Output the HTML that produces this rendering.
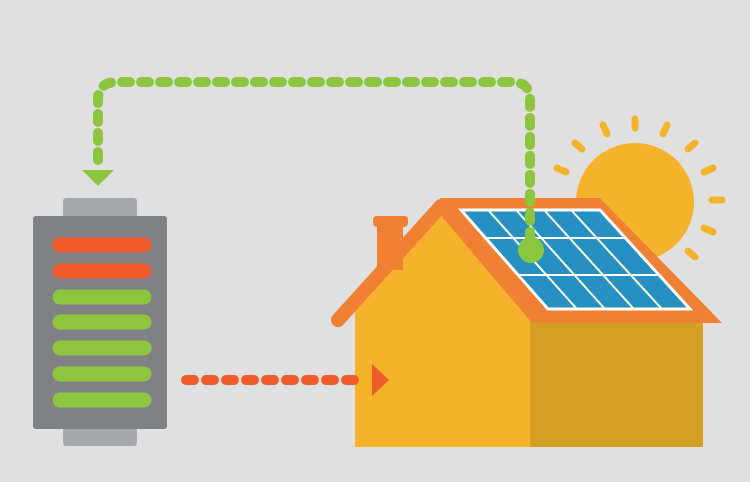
<!DOCTYPE html>
<html><head><style>html,body{margin:0;padding:0;background:#e0e0e0;}</style></head>
<body>
<svg width="750" height="477" viewBox="0 0 750 477" xmlns="http://www.w3.org/2000/svg">
<rect width="750" height="477" fill="#e0e0e1"/>
<!-- sun -->
<g stroke="#f4b32a" stroke-width="7" stroke-linecap="round">
<line x1="635" y1="119" x2="635" y2="128"/>
<line x1="603" y1="125" x2="607" y2="134"/>
<line x1="667" y1="125" x2="663" y2="134"/>
<line x1="575" y1="143" x2="582" y2="149"/>
<line x1="695" y1="143" x2="688" y2="149"/>
<line x1="557" y1="168" x2="566" y2="172"/>
<line x1="713" y1="168" x2="704" y2="172"/>
<line x1="712" y1="200" x2="722" y2="200"/>
<line x1="704" y1="228" x2="713" y2="232"/>
<line x1="688" y1="251" x2="695" y2="257"/>
</g>
<circle cx="635" cy="202" r="59" fill="#f4b32a"/>
<polygon points="82,170 114,170 98,186" fill="#8cc63f"/>
<!-- battery -->
<rect x="63" y="198" width="74" height="22" rx="3" fill="#a7a8ab"/>
<rect x="63" y="425" width="74" height="21" rx="3" fill="#a7a8ab"/>
<rect x="33" y="216" width="134" height="213" rx="3" fill="#808184"/>
<g stroke-width="15" stroke-linecap="round">
<line x1="60" y1="245" x2="144" y2="245" stroke="#f15a2b"/>
<line x1="60" y1="271" x2="144" y2="271" stroke="#f15a2b"/>
<line x1="60" y1="297" x2="144" y2="297" stroke="#8cc63f"/>
<line x1="60" y1="322" x2="144" y2="322" stroke="#8cc63f"/>
<line x1="60" y1="348" x2="144" y2="348" stroke="#8cc63f"/>
<line x1="60" y1="374" x2="144" y2="374" stroke="#8cc63f"/>
<line x1="60" y1="400" x2="144" y2="400" stroke="#8cc63f"/>
</g>
<!-- house -->
<rect x="530" y="318" width="173" height="129" fill="#d3a024"/>
<polygon points="355,447 355,300 443,212 530,312 530,447" fill="#f4b32a"/>
<polygon points="440,198 600,198 722,323 532,323 443,218" fill="#f08033"/>
<line x1="338" y1="320" x2="441" y2="206" stroke="#f08033" stroke-width="14" stroke-linecap="round"/>
<rect x="377" y="222" width="26" height="48" fill="#f08033"/>
<rect x="373" y="216" width="35" height="11" rx="4" fill="#f08033"/>
<!-- panel -->
<polygon points="461,210 600,210 690,309 548,309" fill="#2590c1" stroke="#fff" stroke-width="3"/>
<g stroke="#fff" stroke-width="2">
<line x1="486" y1="238" x2="625" y2="238"/>
<line x1="518" y1="275" x2="659" y2="275"/>
<line x1="489" y1="211" x2="576" y2="308"/>
<line x1="517" y1="211" x2="604" y2="308"/>
<line x1="545" y1="211" x2="633" y2="308"/>
<line x1="572" y1="211" x2="661" y2="308"/>
</g>
<!-- green path -->
<path d="M98,160 L98,100 Q98,82 117,82 L512,82 Q530,82 530,100 L530,240" fill="none" stroke="#8cc63f" stroke-width="10" stroke-linecap="round" stroke-dasharray="8,11"/>
<circle cx="531" cy="250" r="13" fill="#8cc63f"/>
<!-- orange arrow -->
<line x1="186" y1="380" x2="365" y2="380" stroke="#f15a2b" stroke-width="10" stroke-linecap="round" stroke-dasharray="8,12"/>
<polygon points="372,364 389,380 372,396" fill="#f15a2b"/>
</svg>
</body></html>
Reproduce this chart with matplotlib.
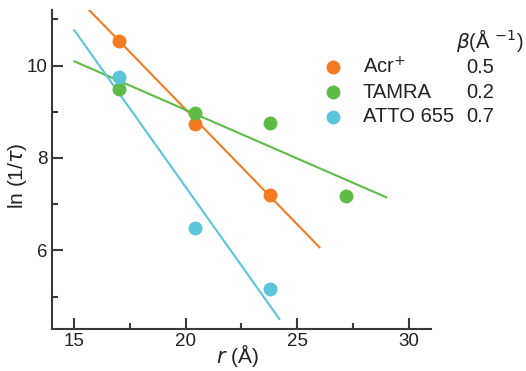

**EXERCISE DETAILS**
Repeat the data exactly, without the pictures.

**CORRECT RESULT**
Output the HTML that produces this rendering.
<!DOCTYPE html>
<html><head><style>html,body{margin:0;padding:0;background:#e0e0e0;}</style></head>
<body>
<svg width="750" height="477" viewBox="0 0 750 477" xmlns="http://www.w3.org/2000/svg">
<rect width="750" height="477" fill="#e0e0e1"/>
<!-- sun -->
<g stroke="#f4b32a" stroke-width="7" stroke-linecap="round">
<line x1="635" y1="119" x2="635" y2="128"/>
<line x1="603" y1="125" x2="607" y2="134"/>
<line x1="667" y1="125" x2="663" y2="134"/>
<line x1="575" y1="143" x2="582" y2="149"/>
<line x1="695" y1="143" x2="688" y2="149"/>
<line x1="557" y1="168" x2="566" y2="172"/>
<line x1="713" y1="168" x2="704" y2="172"/>
<line x1="712" y1="200" x2="722" y2="200"/>
<line x1="704" y1="228" x2="713" y2="232"/>
<line x1="688" y1="251" x2="695" y2="257"/>
</g>
<circle cx="635" cy="202" r="59" fill="#f4b32a"/>
<polygon points="82,170 114,170 98,186" fill="#8cc63f"/>
<!-- battery -->
<rect x="63" y="198" width="74" height="22" rx="3" fill="#a7a8ab"/>
<rect x="63" y="425" width="74" height="21" rx="3" fill="#a7a8ab"/>
<rect x="33" y="216" width="134" height="213" rx="3" fill="#808184"/>
<g stroke-width="15" stroke-linecap="round">
<line x1="60" y1="245" x2="144" y2="245" stroke="#f15a2b"/>
<line x1="60" y1="271" x2="144" y2="271" stroke="#f15a2b"/>
<line x1="60" y1="297" x2="144" y2="297" stroke="#8cc63f"/>
<line x1="60" y1="322" x2="144" y2="322" stroke="#8cc63f"/>
<line x1="60" y1="348" x2="144" y2="348" stroke="#8cc63f"/>
<line x1="60" y1="374" x2="144" y2="374" stroke="#8cc63f"/>
<line x1="60" y1="400" x2="144" y2="400" stroke="#8cc63f"/>
</g>
<!-- house -->
<rect x="530" y="318" width="173" height="129" fill="#d3a024"/>
<polygon points="355,447 355,300 443,212 530,312 530,447" fill="#f4b32a"/>
<polygon points="440,198 600,198 722,323 532,323 443,218" fill="#f08033"/>
<line x1="338" y1="320" x2="441" y2="206" stroke="#f08033" stroke-width="14" stroke-linecap="round"/>
<rect x="377" y="222" width="26" height="48" fill="#f08033"/>
<rect x="373" y="216" width="35" height="11" rx="4" fill="#f08033"/>
<!-- panel -->
<polygon points="461,210 600,210 690,309 548,309" fill="#2590c1" stroke="#fff" stroke-width="3"/>
<g stroke="#fff" stroke-width="2">
<line x1="486" y1="238" x2="625" y2="238"/>
<line x1="518" y1="275" x2="659" y2="275"/>
<line x1="489" y1="211" x2="576" y2="308"/>
<line x1="517" y1="211" x2="604" y2="308"/>
<line x1="545" y1="211" x2="633" y2="308"/>
<line x1="572" y1="211" x2="661" y2="308"/>
</g>
<!-- green path -->
<path d="M98,160 L98,100 Q98,82 117,82 L512,82 Q530,82 530,100 L530,240" fill="none" stroke="#8cc63f" stroke-width="10" stroke-linecap="round" stroke-dasharray="8,11"/>
<circle cx="531" cy="250" r="13" fill="#8cc63f"/>
<!-- orange arrow -->
<line x1="186" y1="380" x2="365" y2="380" stroke="#f15a2b" stroke-width="10" stroke-linecap="round" stroke-dasharray="8,12"/>
<polygon points="372,364 389,380 372,396" fill="#f15a2b"/>
</svg>
</body></html>
Reproduce this chart with matplotlib.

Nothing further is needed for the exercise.